When You Must Get Your Own Policy Regardless of Cost
Four situations require you to establish independent coverage even if staying on a parent policy would be cheaper. First, if you're moving to a different state after graduation and your parents aren't moving with you, most insurers won't allow you to remain on their policy once you establish permanent residency elsewhere. You'll need your own policy in your new state, and you'll be rated as a new customer without continuous coverage history in that state.
Second, if you finance or lease a vehicle in your own name, the lender will require you to be the named policyholder on the insurance policy. You cannot finance a car yourself while insuring it under someone else's policy — the lienholder must be listed on a policy where you're the primary named insured, not just a listed driver.
Third, if your parents are considering dropping their own auto insurance because they're downsizing to one vehicle or moving somewhere they won't need a car, you can't remain on a policy that's being cancelled. You'll need to establish your own coverage before their cancellation date — and if there's even a single day gap in coverage, you'll be rated as a higher risk when you do get quotes.

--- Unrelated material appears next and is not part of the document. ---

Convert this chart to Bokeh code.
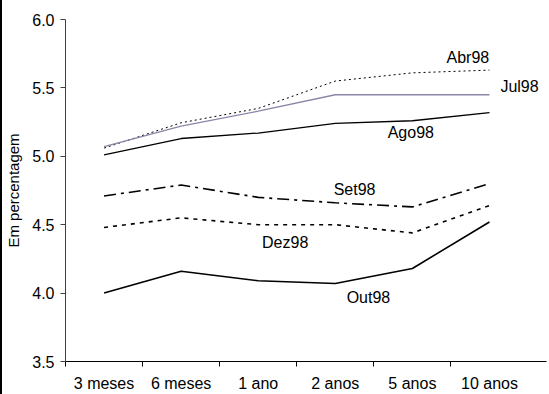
from bokeh.plotting import figure
from bokeh.models import Range1d, FixedTicker, NumeralTickFormatter
from bokeh.core.properties import value
from bokeh.embed import file_html
from bokeh.resources import INLINE

categories = ["3 meses", "6 meses", "1 ano", "2 anos", "5 anos", "10 anos"]

abr98 = [5.06, 5.245, 5.35, 5.55, 5.61, 5.63]
jul98 = [5.07, 5.22, 5.33, 5.45, 5.45, 5.45]
ago98 = [5.01, 5.13, 5.17, 5.24, 5.26, 5.32]
set98 = [4.71, 4.79, 4.70, 4.66, 4.63, 4.80]
dez98 = [4.48, 4.55, 4.50, 4.50, 4.44, 4.64]
out98 = [4.00, 4.16, 4.09, 4.07, 4.18, 4.52]

series_names = ["Abr98", "Jul98", "Ago98", "Set98", "Dez98", "Out98"]
label_x = [5.22, 5.89, 4.48, 3.75, 2.85, 3.93]
label_y = [5.72, 5.51, 5.175, 4.755, 4.37, 3.97]

y_ticks = [3.5, 4.0, 4.5, 5.0, 5.5, 6.0]

FONT = "Liberation Sans"

p = figure(width=547, height=394, output_backend="svg", toolbar_location=None,
           x_range=Range1d(0, 6.24), y_range=Range1d(3.5, 6.0),
           min_border_left=60, min_border_right=3, min_border_top=19, min_border_bottom=33)
p.styles = {"border-left": "2px solid black"}
p.grid.visible = False
p.outline_line_color = None
p.background_fill_color = "white"
p.border_fill_color = "white"

xs = [i + 0.5 for i in range(len(categories))]
bounds = [float(i) for i in range(len(categories))]

styles = [
    dict(line_color="black", line_width=1, line_dash="2 3"),
    dict(line_color="#8a86a8", line_width=1.3, line_dash="solid"),
    dict(line_color="black", line_width=1.3, line_dash="solid"),
    dict(line_color="black", line_width=1.6, line_dash="12 5 3 5"),
    dict(line_color="black", line_width=1.6, line_dash="4 5"),
    dict(line_color="black", line_width=1.6, line_dash="solid"),
]
for ys, st in zip([abr98, jul98, ago98, set98, dez98, out98], styles):
    p.line(xs, ys, **st)

p.text(x=label_x, y=label_y, text=series_names, text_font=value(FONT), text_font_size="16px",
       text_align="center", text_baseline="middle", text_color="black")

# x axis: labels at centres, tick marks at category boundaries
xa = p.xaxis[0]
xa.ticker = FixedTicker(ticks=xs, minor_ticks=bounds)
xa.major_label_overrides = {x: c for x, c in zip(xs, categories)}
xa.major_tick_line_color = None
xa.minor_tick_line_color = "black"
xa.minor_tick_out = 5
xa.minor_tick_in = 0
xa.axis_line_color = "black"
xa.axis_line_width = 1.2
xa.major_label_text_font = FONT
xa.major_label_text_font_size = "16px"
xa.major_label_text_color = "black"
xa.major_label_standoff = 7

ya = p.yaxis[0]
ya.ticker = FixedTicker(ticks=y_ticks)
ya.formatter = NumeralTickFormatter(format="0.0")
ya.axis_line_color = "#404040"
ya.major_tick_line_color = "#404040"
ya.major_tick_out = 5
ya.major_tick_in = 0
ya.minor_tick_line_color = None
ya.major_label_text_font = FONT
ya.major_label_text_font_size = "16px"
ya.major_label_text_color = "black"
ya.major_label_standoff = 6
ya.axis_label = "Em percentagem"
ya.axis_label_text_font = FONT
ya.axis_label_text_font_size = "15px"
ya.axis_label_text_font_style = "normal"
ya.axis_label_text_color = "black"
ya.axis_label_standoff = 7

open("out.html", "w").write(file_html(p, INLINE))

Fourth, if you've been cited for a major violation like DUI or reckless driving, some insurers will require you to be removed from your parents' policy entirely, or they'll non-renew the entire family policy at the next renewal. In that case, you'll need to seek coverage in the non-standard market, which typically costs $350-$600/mo for drivers under 25 with serious violations, regardless of whether you try to get your own policy or find an insurer willing to add you to a parent policy.